I am not getting involved in discussion with someone who relies on red herrings, false dichotomies and false equivalencies to make their point.

Your posts come across as someone apoplectic with rage.
K. Maybe “bait” was the wrong word. Perhaps “trolling” is a better one. The post which you originally responded to was about how much the O&G sector is subsidized, which was posted less than 24 hrs ago, and you responded to that post with this, and only this:

Quote:
Originally Posted by MolsonExport View Post
Crickets from the usual loud crowd.

If you posted about pipelines that false or misleading information, yes, I would respond to help educate.

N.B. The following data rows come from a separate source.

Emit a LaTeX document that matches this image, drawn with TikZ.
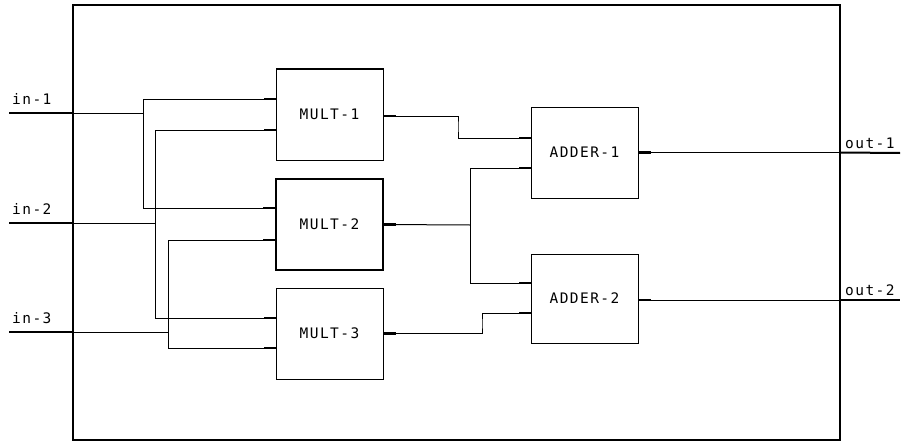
\documentclass[tikz,border=0pt]{standalone}
\usepackage{fontspec}
\newfontfamily\plotfont[LetterSpace=10]{DejaVu Sans Mono}
\begin{document}
\begin{tikzpicture}[x=1pt,y=-1pt,
  wire/.style={line width=1pt},
  stub/.style={line width=2.2pt},
  thickio/.style={line width=2pt},
  block/.style={draw,line width=1pt,minimum width=107pt,minimum height=91pt,inner sep=0pt,font=\plotfont\fontsize{14.5}{16}\selectfont},
  lbl/.style={inner sep=0pt,anchor=base west,font=\plotfont\fontsize{14.5}{16}\selectfont}]
\useasboundingbox (0,0) rectangle (907,444);
% outer frame
\node[draw,line width=1.1pt,minimum width=767pt,minimum height=435pt,inner sep=0pt] (frame) at (456.5,222.5) {};
% blocks
\node[block] (m1) at (329.5,114.5) {MULT-1};
\node[block,line width=1.8pt] (m2) at (329.5,224.5) {MULT-2};
\node[block] (m3) at (329.5,333.5) {MULT-3};
\node[block] (a1) at (584.5,152.5) {ADDER-1};
\node[block,minimum height=89pt] (a2) at (584.5,298.5) {ADDER-2};
% ports
\coordinate (m1i1) at ([yshift=15.5pt]m1.west);
\coordinate (m1i2) at ([yshift=-15.5pt]m1.west);
\coordinate (m2i1) at ([yshift=16.5pt]m2.west);
\coordinate (m2i2) at ([yshift=-15.5pt]m2.west);
\coordinate (m3i1) at ([yshift=15.5pt]m3.west);
\coordinate (m3i2) at ([yshift=-14.5pt]m3.west);
\coordinate (m1o) at ([yshift=-1.5pt]m1.east);
\coordinate (m2o) at (m2.east);
\coordinate (m3o) at (m3.east);
\coordinate (a1i1) at ([yshift=14.5pt]a1.west);
\coordinate (a1i2) at ([yshift=-15.5pt]a1.west);
\coordinate (a2i1) at ([yshift=15.5pt]a2.west);
\coordinate (a2i2) at ([yshift=-14.5pt]a2.west);
\coordinate (a1o) at (a1.east);
\coordinate (a2o) at ([yshift=-1.5pt]a2.east);
% external terminals
\coordinate (in1) at (9,113);
\coordinate (in2) at (9,223);
\coordinate (in3) at (9,332);
\coordinate (out1) at (900,153);
\coordinate (out2) at (900,300);
\coordinate (f1) at (frame.west |- in1);
\coordinate (f2) at (frame.west |- in2);
\coordinate (f3) at (frame.west |- in3);
\coordinate (g1) at (frame.east |- a1o);
\coordinate (g2) at (frame.east |- a2o);
% junctions
\coordinate (j1) at (143,113);
\coordinate (j2) at (155,223);
\coordinate (j3) at (168,332);
\coordinate (j4) at (470,225);
% labels
\node[lbl] (l1) at (12,104) {in-1};
\node[lbl] (l2) at (12,214) {in-2};
\node[lbl] (l3) at (12,323) {in-3};
\node[lbl] (l4) at (845,148) {out-1};
\node[lbl] (l5) at (845,295) {out-2};
% input wiring
\draw[thickio] (in1) -- (f1);
\draw[thickio] (in2) -- (f2);
\draw[thickio] (in3) -- (f3);
\draw[wire] (f1) -- (j1);
\draw[wire] (j1) |- (m1i1);
\draw[wire] (j1) |- (m2i1);
\draw[wire] (f2) -- (j2);
\draw[wire] (j2) |- (m1i2);
\draw[wire] (j2) |- (m3i1);
\draw[wire] (f3) -- (j3);
\draw[wire] (j3) |- (m2i2);
\draw[wire] (j3) |- (m3i2);
% multiplier outputs
\draw[wire] (m1o) -| (458,126) |- (a1i1);
\draw[wire] (m2o) -- (j4);
\draw[wire] (j4) |- (a1i2);
\draw[wire] (j4) |- (a2i1);
\draw[wire] (m3o) -| (482,324) |- (a2i2);
% adder outputs
\draw[wire] (a1o) -- (g1);
\draw[wire] (a2o) -- (g2);
\draw[thickio] (g1) -- (out1);
\draw[thickio] (g2) -- (out2);
% port stubs
\foreach \p in {m1i1,m1i2,m2i1,m2i2,m3i1,m3i2,a1i1,a1i2,a2i1,a2i2}
  \draw[stub] (\p) -- ++(-12,0);
\foreach \p in {m1o,m2o,m3o,a1o,a2o}
  \draw[stub] (\p) -- ++(12,0);
\end{tikzpicture}
\end{document}
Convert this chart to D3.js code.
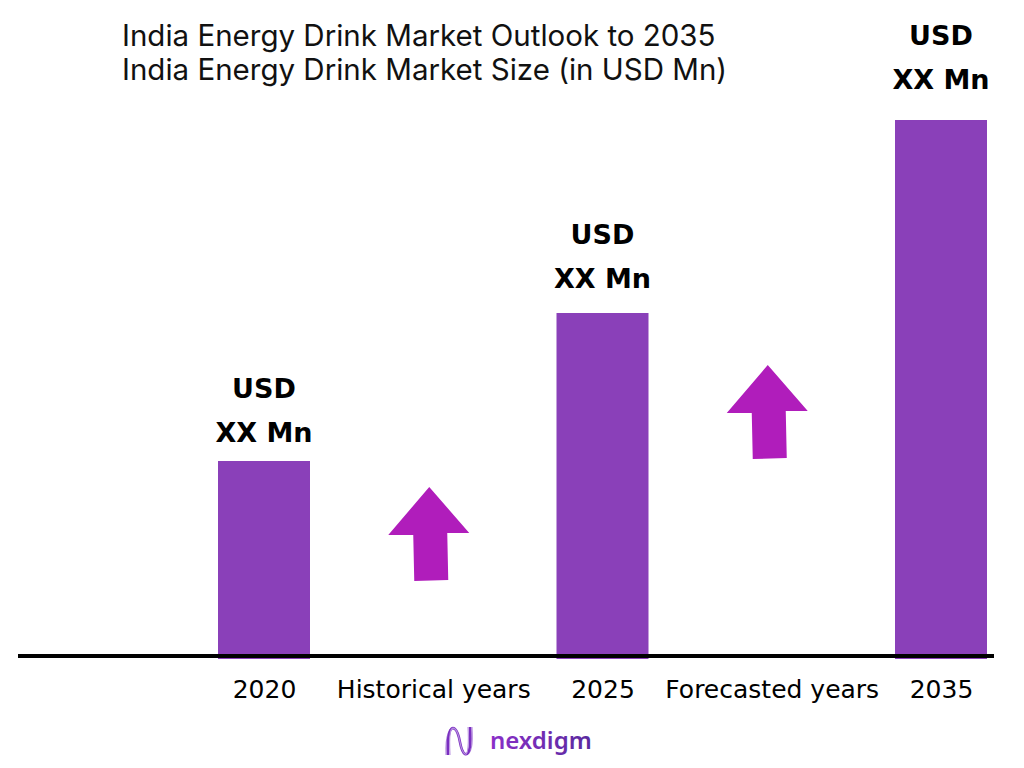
<!DOCTYPE html>
<html>
<head>
<meta charset="utf-8">
<script src="https://cdn.jsdelivr.net/npm/d3@7"></script>
<style>
  html, body { margin: 0; padding: 0; background: #fff; }
  svg { display: block; }
</style>
</head>
<body>
<div id="chart"></div>
<script>
// chart data
var titleLines = ['India Energy Drink Market Outlook to 2035', 'India Energy Drink Market Size (in USD Mn)'];
var slots = ['2020', 'Historical years', '2025', 'Forecasted years', '2035'];
var barYears = ['2020', '2025', '2035'];
var barValues = [19.5, 34.3, 53.6];
var barLabels = ['USD', 'XX Mn'];
var arrowSlots = ['Historical years', 'Forecasted years'];
var arrowBase = [7.5, 19.7];

var width = 1024, height = 768;
var svg = d3.select('#chart').append('svg')
    .attr('width', width)
    .attr('height', height);

var x = d3.scalePoint().domain(slots).range([264, 941]);
var y = d3.scaleLinear().domain([0, 60]).range([656, 56]);
var barW = 92;

// title
svg.append('g').selectAll('text')
    .data(titleLines)
  .enter().append('text')
    .attr('x', 122)
    .attr('y', function(d, i) { return 46 + i * 34; })
    .style('font-family', 'Inter, "Noto Sans", sans-serif')
    .style('font-size', '29.5px')
    .style('font-weight', 400)
    .style('fill', '#111')
    .text(function(d) { return d; });

// bars
svg.append('g').selectAll('rect')
    .data(barValues)
  .enter().append('rect')
    .attr('x', function(d, i) { return x(barYears[i]) - barW / 2; })
    .attr('y', function(d) { return y(d); })
    .attr('width', barW)
    .attr('height', function(d) { return y(0) - y(d) + 3; })
    .style('fill', '#8a40b9');

// value labels above bars
var lab = svg.append('g').selectAll('g')
    .data(barValues)
  .enter().append('g');
barLabels.forEach(function(t, j) {
  lab.append('text')
      .attr('x', function(d, i) { return x(barYears[i]); })
      .attr('y', function(d, i) { return y(d) - 63 - i * 6 + j * 44; })
      .attr('text-anchor', 'middle')
      .style('font-family', '"DejaVu Sans", sans-serif')
      .style('font-size', '27px')
      .style('font-weight', 700)
      .style('fill', '#000')
      .text(t);
});

// axis baseline + labels
var axis = d3.axisBottom(x).tickSize(0).tickPadding(24);
var ax = svg.append('g')
    .attr('transform', 'translate(0,' + y(0) + ')')
    .call(axis);
ax.select('.domain')
    .attr('d', 'M18,0H994')
    .style('stroke', '#000')
    .style('stroke-width', 4);
ax.selectAll('.tick text')
    .style('font-family', '"DejaVu Sans", sans-serif')
    .style('font-size', '25px')
    .style('fill', '#000');

// up arrows
var arrowPts = [[-41, -46], [0, -94], [40, -48], [18, -48], [19, -1], [-15, 0], [-16, -46]];
svg.append('g').selectAll('polygon')
    .data(arrowBase)
  .enter().append('polygon')
    .attr('transform', function(d, i) {
      return 'translate(' + (x(arrowSlots[i]) - 4) + ',' + y(d) + ')';
    })
    .attr('points', arrowPts.map(function(p) { return p.join(','); }).join(' '))
    .style('fill', '#b01dbb');

// logo
var defs = svg.append('defs');
var grad = defs.append('linearGradient').attr('id', 'lg').attr('x1', '0%').attr('x2', '100%');
grad.append('stop').attr('offset', '0%').attr('stop-color', '#8a2fc8');
grad.append('stop').attr('offset', '100%').attr('stop-color', '#5a2a9e');
var logo = svg.append('g').attr('transform', 'translate(446,725)');
[-2, 0, 2].forEach(function(o, k) {
  logo.append('path')
      .attr('d', 'M' + (2 + o) + ',30 C' + (1 + o) + ',10 4,0 9,4 C15,9 13,26 19,29 C' + (24 - o) + ',31 ' + (25 - o) + ',18 ' + (24 - o) + ',2')
      .style('fill', 'none')
      .style('stroke', k === 1 ? '#7a2fc0' : '#b890e0')
      .style('stroke-width', k === 1 ? 2.6 : 1.1);
});
logo.append('text')
    .attr('x', 44)
    .attr('y', 24)
    .style('font-family', '"Noto Sans", sans-serif')
    .style('font-size', '24px')
    .style('font-weight', 600)
    .style('fill', 'url(#lg)')
    .text('nexdigm');
</script>
</body>
</html>
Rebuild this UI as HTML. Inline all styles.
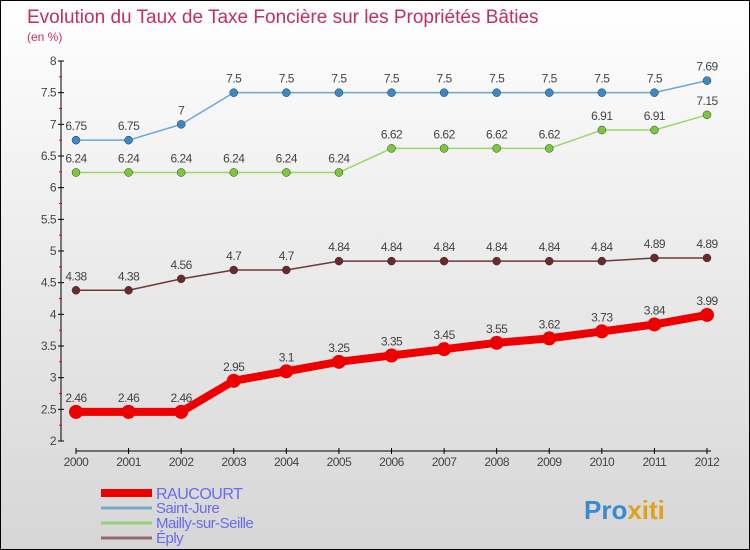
<!DOCTYPE html>
<html><head><meta charset="utf-8"><style>
body{margin:0}
#c{width:750px;height:550px;position:relative;box-sizing:border-box;border:1px solid #000;background:linear-gradient(#fff,#f2f2f2 30%,#d6d6d6);font-family:"Liberation Sans",sans-serif;overflow:hidden}
</style></head><body>
<div id="c">
<svg id="s" width="750" height="550" style="position:absolute;left:0;top:0">
<text x="26" y="22" font-size="19" fill="#c0305a">Evolution du Taux de Taxe Foncière sur les Propriétés Bâties</text>
<text x="26" y="40" font-size="12" fill="#c0305a">(en %)</text>
<text x="583" y="518" font-size="26" font-weight="bold"><tspan fill="#3a8ad0">Pro</tspan><tspan fill="#e0a020">xiti</tspan></text>
</svg>
</div>
<script>
const years=[2000,2001,2002,2003,2004,2005,2006,2007,2008,2009,2010,2011,2012];
const raucourt=[2.46,2.46,2.46,2.95,3.1,3.25,3.35,3.45,3.55,3.62,3.73,3.84,3.99];
const saintJure=[6.75,6.75,7,7.5,7.5,7.5,7.5,7.5,7.5,7.5,7.5,7.5,7.69];
const mailly=[6.24,6.24,6.24,6.24,6.24,6.24,6.62,6.62,6.62,6.62,6.91,6.91,7.15];
const eply=[4.38,4.38,4.56,4.7,4.7,4.84,4.84,4.84,4.84,4.84,4.84,4.89,4.89];
const yTicks=[2,2.5,3,3.5,4,4.5,5,5.5,6,6.5,7,7.5,8];
const seriesNames=["RAUCOURT","Saint-Jure","Mailly-sur-Seille","Éply"];
const s=document.getElementById('s');const NS='http://www.w3.org/2000/svg';
function X(i){return 75+i*(706-75)/(years.length-1);}
function Y(v){return 440-(v-2)*(380/6);}
function el(t,a,txt){const e=document.createElementNS(NS,t);for(const k in a)e.setAttribute(k,a[k]);if(txt!==undefined)e.textContent=txt;s.appendChild(e);return e;}
let e=el('line',{x1:60,y1:60,x2:60,y2:440,stroke:'#000'});


yTicks.forEach(v=>{
 let t=el('line',{x1:57,x2:63,y1:Y(v),y2:Y(v),stroke:'#000'});
 
 
 let m=el('line',{x1:58,x2:61,y1:Y(v+0.25),y2:Y(v+0.25),stroke:'#e00'});
 if(v===8)m.remove();
 let l=el('text',{x:55,y:Y(v)+4,'font-size':12,fill:'#444','text-anchor':'end','letter-spacing':'-0.5'},String(v));
 
 
});
e=el('line',{x1:75,y1:450,x2:710,y2:450,stroke:'#000'});


years.forEach((y,i)=>{
 el('line',{x1:X(i),x2:X(i),y1:447,y2:453,stroke:'#000'});
 let l=el('text',{x:X(i),y:465,'font-size':12,fill:'#444','text-anchor':'middle','letter-spacing':'-0.5'},String(y));
 
 
});
function series(vals,color,w,r,dot,name){
 const p=el('polyline',{points:vals.map((v,i)=>X(i)+','+Y(v)).join(' '),fill:'none',stroke:color,'stroke-width':w,'stroke-linejoin':'round'});
 
 
 vals.forEach((v,i)=>{
  const c=el('circle',{cx:X(i),cy:Y(v),r:r,fill:dot,stroke:color==='#e00'?'none':'#333','stroke-width':0.5});
  
  
  const t=el('text',{x:X(i),y:Y(v)-10,'font-size':12,fill:'#444','text-anchor':'middle','letter-spacing':'-0.5'},String(v));
  
  
 });
}
series(saintJure,'#6aa6d8',1.5,4,'#3a88c8','saint-jure');
series(mailly,'#9ad66a',1.5,4,'#7cc83a','mailly');
series(eply,'#6a3a3a',1.5,4,'#6a2a2a','eply');
series(raucourt,'#e00',8,7,'#e00','raucourt');
const lc=['#e00','#7aa8c8','#9ad07a','#906a6a'],lw=[8,3,3,3];
seriesNames.forEach((n,i)=>{
 const y=492+i*15;
 const l=el('line',{x1:100,x2:151,y1:y,y2:y,stroke:lc[i],'stroke-width':lw[i]});
 
 
 const t=el('text',{x:155,y:y+(i===0?6:5),'font-size':i===0?16:15,fill:'#6a6af0','letter-spacing':'-0.5'},n);
 
 
});
</script>
</body></html>
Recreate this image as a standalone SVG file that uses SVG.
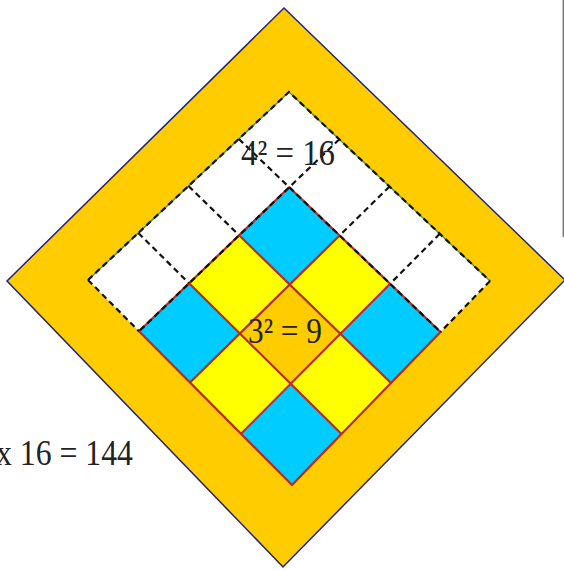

Sorry, I meant “your liberal government “ as in your government who are the liberals that formed government, in the same way they are my government, whether I am a supporter or not.

My intention wasn’t to rely on red herrings, false dichotomies, and false equivalencies, my point was that while yes it is not debatable there are externalities with the O&G sector, there are serious externalities with other sources of power within the energy sector.

I’m sorry that in your opinion my posts come across as “someone apoplectic with rage”, stating facts, counterpoints, and full on differing opinion. But god forbid, is that not what a forum is all about? In my opinion your posts come across as someone who is condescending and arrogant… but, I suppose that is a downfall with these types of forums, context can easily be lost.

Anyway, look forward to the gif or picture I hope you post as a response!